What is expected — Can you set down, exactly as they appear below, the lines from the opening of the material through the one bearing "import pandas as pd", minus the pictures?

=-=-=-=-=

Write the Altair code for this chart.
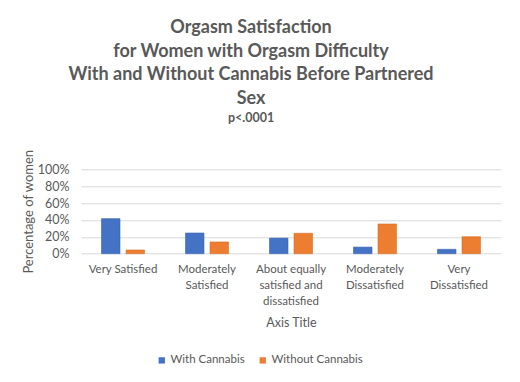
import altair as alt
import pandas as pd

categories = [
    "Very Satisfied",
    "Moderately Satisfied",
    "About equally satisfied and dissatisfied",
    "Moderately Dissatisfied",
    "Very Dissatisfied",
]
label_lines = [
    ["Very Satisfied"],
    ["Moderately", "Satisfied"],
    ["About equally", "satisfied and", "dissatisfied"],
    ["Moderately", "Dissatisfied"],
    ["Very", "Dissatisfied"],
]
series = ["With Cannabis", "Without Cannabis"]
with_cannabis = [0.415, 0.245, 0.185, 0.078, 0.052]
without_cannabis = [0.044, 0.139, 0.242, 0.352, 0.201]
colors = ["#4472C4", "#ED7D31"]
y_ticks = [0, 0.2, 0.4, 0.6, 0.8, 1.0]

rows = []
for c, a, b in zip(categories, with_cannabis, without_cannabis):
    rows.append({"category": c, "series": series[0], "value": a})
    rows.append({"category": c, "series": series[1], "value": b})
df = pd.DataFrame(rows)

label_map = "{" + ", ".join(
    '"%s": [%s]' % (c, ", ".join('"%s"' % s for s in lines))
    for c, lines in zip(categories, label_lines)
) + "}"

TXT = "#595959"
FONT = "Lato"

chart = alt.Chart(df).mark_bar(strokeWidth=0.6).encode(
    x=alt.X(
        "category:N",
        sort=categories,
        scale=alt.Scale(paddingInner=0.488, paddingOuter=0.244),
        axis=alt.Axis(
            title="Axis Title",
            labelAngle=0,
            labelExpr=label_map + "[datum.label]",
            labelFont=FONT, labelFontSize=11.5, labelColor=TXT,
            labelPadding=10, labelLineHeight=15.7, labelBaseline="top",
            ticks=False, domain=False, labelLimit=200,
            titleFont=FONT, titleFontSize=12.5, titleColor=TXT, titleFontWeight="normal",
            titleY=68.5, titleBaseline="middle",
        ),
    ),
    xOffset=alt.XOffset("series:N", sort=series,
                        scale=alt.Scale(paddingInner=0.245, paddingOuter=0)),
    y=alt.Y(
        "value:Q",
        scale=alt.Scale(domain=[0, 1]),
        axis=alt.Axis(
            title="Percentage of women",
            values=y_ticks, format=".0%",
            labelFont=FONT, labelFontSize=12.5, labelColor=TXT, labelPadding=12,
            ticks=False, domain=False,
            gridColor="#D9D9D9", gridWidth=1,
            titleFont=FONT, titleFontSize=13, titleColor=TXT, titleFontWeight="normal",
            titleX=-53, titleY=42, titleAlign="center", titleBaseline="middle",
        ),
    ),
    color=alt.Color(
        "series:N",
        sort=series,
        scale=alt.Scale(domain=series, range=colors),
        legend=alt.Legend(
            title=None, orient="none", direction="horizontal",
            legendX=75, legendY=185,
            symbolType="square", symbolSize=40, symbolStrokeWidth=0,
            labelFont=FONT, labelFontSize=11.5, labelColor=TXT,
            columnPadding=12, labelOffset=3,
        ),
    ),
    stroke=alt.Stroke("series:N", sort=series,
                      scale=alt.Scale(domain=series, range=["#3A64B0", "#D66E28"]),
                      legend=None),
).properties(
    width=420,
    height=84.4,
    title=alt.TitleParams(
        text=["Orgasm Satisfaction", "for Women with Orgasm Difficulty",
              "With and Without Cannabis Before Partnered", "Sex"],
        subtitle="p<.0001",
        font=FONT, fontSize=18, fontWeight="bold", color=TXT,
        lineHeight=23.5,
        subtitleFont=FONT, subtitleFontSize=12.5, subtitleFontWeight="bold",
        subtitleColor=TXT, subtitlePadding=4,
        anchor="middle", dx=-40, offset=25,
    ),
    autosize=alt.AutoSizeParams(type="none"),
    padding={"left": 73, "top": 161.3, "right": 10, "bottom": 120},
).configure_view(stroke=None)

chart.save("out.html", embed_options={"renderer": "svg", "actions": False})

=-=-=-=-=

Result —
Write the Altair code for this chart.
import altair as alt
import pandas as pd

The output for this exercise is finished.